Some visitors to this obscure promontory, open to visitors but well off the usual tourist route, believe the lighting of the Christmas tree by the evangelical Full Gospel Church increases the danger of a shock attack that displays of massive military might can do little to deter.

“I don’t think it’s a symbol of peace,” says the Rev. Lee Jeuk, who views himself as “an activist” pastor, as he trudges up the hill. “It will provoke North Korea.”

The decision to switch on the tree lights stands as a symbol, if not of peace, at least of President Lee Myung-bak’s determination to appear tough in the face of mounting North Korean threats since the shelling of Yeonpyeong Island.

President Lee, on a rare visit to another observation post, this one on the eastern side of the peninsula, said he had no idea whether the North Koreans would attack on the eastern or western side, but he said that the South could stop “provocative acts through strong unity” – and “a powerful response.”

Certainly the war games 20 miles from here were a display of military might. Kwan Ki-hun, Defense Ministry spokesman, insists they'd been scheduled well before the latest incident and denies they were “a show of force.”

The fact that they were the largest this year – not “the largest ever” as widely reported – suggests Lee wanted a full-scale display to prove to domestic critics how tough he is. Upwards of 800 troops joined in as tanks, cannon, helicopters, and fixed-wing F15 fighters pummeled the landscape, set aside for years for war games.

“It’s not related to North Korea,” says Mr. Kwan, not very convincingly. “It’s an annual event.”

While no ordinary South Koreans, aside from those invited as spectators, could watch the exercises, the Christmas tree is another matter.

The lighting and maintenance of the tree is a project of the Full Gospel Church, an evangelical faith that draws well over 10,000 people to services that go on every hour or two each Sunday in the imposing central church near South Korea’s National Assembly building in Seoul. A church choir sang as the lights were turned on Tuesday night, and the image was on the front pages of Korean newspapers along with photographs of military exercises.
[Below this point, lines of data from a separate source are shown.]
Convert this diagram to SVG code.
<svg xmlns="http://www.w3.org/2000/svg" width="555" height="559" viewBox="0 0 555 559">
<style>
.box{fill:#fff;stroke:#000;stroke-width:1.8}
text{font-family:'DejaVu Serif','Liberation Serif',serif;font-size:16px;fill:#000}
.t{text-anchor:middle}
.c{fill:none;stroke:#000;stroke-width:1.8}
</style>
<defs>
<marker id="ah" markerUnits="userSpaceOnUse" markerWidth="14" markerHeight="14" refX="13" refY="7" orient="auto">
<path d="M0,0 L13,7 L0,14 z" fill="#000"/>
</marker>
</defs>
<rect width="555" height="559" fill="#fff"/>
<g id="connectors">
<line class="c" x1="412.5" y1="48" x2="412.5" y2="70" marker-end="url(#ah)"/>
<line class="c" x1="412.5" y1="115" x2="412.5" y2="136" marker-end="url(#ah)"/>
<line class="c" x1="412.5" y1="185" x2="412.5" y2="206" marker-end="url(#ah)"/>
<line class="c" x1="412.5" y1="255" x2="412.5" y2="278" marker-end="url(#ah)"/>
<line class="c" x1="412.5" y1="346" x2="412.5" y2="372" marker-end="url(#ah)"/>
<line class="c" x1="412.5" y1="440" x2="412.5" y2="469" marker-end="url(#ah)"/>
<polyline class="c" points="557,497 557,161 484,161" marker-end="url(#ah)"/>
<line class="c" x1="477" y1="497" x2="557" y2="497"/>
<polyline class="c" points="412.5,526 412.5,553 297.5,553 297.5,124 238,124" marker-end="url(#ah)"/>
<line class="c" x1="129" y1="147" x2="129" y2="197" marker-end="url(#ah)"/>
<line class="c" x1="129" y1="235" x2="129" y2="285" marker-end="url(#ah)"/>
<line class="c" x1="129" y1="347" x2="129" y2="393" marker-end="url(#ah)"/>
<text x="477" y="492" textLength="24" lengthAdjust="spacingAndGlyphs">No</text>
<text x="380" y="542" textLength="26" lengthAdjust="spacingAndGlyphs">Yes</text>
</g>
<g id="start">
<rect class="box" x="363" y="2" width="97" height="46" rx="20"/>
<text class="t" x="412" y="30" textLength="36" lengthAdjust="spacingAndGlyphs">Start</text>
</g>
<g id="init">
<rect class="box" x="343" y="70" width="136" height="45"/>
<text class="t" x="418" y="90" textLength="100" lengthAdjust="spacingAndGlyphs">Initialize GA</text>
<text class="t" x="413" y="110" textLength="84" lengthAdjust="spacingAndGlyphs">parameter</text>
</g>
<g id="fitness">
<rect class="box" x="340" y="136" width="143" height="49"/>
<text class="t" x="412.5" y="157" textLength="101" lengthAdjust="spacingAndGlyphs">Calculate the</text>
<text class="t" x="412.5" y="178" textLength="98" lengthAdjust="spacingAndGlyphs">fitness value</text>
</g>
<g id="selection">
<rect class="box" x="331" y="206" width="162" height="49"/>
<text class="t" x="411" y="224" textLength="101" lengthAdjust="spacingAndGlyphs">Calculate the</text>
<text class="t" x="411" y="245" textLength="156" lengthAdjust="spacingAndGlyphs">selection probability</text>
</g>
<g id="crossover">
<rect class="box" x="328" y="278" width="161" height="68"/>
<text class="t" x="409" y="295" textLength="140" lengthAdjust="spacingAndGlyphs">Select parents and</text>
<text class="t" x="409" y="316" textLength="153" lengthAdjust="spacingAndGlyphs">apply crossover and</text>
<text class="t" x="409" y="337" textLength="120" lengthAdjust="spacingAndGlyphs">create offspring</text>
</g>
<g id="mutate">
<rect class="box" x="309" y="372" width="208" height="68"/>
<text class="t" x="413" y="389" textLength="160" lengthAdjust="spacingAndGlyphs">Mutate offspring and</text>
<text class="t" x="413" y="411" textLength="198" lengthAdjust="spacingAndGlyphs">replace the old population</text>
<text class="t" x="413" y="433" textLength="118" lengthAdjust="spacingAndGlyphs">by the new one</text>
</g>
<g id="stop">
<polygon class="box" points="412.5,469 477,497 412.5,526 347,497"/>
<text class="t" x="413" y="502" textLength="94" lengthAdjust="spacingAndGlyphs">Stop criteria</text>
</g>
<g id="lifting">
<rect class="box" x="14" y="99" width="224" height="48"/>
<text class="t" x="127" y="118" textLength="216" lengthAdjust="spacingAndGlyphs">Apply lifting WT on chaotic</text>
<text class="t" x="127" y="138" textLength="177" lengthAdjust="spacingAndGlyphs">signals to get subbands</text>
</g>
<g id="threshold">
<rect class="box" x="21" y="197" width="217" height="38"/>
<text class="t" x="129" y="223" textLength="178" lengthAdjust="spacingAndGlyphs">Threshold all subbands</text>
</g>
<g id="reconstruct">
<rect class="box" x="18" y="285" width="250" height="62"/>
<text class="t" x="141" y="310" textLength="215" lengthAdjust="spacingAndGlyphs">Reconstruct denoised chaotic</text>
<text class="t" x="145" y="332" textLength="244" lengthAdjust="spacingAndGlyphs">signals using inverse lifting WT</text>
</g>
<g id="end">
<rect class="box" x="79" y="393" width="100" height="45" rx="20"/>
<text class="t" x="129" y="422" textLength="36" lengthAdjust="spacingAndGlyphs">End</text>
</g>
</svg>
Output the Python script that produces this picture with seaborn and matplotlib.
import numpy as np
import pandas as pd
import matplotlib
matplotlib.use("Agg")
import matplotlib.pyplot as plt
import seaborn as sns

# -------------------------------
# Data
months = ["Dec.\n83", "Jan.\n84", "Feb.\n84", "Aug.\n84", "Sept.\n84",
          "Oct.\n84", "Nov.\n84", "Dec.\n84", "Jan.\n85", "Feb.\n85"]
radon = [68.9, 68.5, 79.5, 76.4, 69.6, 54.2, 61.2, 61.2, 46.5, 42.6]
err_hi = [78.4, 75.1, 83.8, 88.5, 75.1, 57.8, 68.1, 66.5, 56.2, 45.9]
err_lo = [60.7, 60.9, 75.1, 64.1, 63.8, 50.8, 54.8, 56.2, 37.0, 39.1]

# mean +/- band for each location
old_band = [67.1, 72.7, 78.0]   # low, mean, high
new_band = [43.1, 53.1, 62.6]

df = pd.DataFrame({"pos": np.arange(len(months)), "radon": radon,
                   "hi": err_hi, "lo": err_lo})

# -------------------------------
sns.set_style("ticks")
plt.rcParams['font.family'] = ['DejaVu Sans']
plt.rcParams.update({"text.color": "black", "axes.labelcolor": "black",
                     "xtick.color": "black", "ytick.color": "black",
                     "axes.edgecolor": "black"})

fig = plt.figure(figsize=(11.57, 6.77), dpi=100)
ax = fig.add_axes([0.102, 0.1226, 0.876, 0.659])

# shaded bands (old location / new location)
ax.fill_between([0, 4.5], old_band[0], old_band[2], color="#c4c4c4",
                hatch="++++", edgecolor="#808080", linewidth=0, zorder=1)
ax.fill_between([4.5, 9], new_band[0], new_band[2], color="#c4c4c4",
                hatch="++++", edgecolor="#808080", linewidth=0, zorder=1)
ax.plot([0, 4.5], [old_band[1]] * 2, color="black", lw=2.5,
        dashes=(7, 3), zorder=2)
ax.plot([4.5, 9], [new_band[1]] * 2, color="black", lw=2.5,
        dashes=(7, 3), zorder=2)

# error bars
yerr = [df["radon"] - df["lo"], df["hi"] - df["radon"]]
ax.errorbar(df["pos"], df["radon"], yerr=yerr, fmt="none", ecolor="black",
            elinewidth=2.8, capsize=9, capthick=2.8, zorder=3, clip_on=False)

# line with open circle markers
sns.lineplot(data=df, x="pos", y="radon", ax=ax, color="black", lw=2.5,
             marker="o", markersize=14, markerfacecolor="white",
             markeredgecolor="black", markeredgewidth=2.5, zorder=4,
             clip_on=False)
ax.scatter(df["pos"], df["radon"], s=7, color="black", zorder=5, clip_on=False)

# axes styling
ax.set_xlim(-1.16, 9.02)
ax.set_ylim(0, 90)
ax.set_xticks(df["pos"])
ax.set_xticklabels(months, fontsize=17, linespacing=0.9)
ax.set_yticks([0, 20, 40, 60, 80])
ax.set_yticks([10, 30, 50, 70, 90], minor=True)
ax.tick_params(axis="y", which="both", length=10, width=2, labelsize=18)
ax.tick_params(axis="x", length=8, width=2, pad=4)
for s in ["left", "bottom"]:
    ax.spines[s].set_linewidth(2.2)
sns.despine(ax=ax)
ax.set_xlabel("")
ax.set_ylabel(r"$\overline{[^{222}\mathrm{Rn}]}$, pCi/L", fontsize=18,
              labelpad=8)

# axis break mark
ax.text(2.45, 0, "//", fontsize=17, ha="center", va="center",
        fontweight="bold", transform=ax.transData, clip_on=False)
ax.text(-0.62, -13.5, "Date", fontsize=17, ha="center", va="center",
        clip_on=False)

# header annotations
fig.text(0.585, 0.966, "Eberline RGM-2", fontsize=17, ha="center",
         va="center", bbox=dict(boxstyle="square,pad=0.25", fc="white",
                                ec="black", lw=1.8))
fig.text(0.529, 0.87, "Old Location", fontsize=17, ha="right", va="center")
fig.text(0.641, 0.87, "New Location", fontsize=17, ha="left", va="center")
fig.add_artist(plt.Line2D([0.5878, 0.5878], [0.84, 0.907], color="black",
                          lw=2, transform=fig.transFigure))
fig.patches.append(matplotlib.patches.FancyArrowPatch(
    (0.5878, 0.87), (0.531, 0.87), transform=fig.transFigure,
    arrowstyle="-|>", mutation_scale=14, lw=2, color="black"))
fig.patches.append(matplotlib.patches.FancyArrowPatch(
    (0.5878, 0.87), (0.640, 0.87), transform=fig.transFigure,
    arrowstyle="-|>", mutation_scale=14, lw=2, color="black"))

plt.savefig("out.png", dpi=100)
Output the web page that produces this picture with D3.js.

People in the nearby town of Kunhar, a dusty collection of small shops and apartment buildings about 40 miles west of Seoul, were not exactly critical of the tree, but wary of how North Korea may respond.

The concern is that the North will see it in the same light as propaganda blasts on megaloudspeakers – and eventually make good on threats to open fire at the sources of the “provocations.” Some of the shots, people say, will inevitably fall on civilian homes and farms scattered in the hills nearby.

“This is a very dangerous area,” says Gil Chang-moon, who owns a garden growing exotic herbs. “They can attack us any time.” He does not expect another outburst from North Korea right away but repeated the widespread view, “No one knows what they will do.”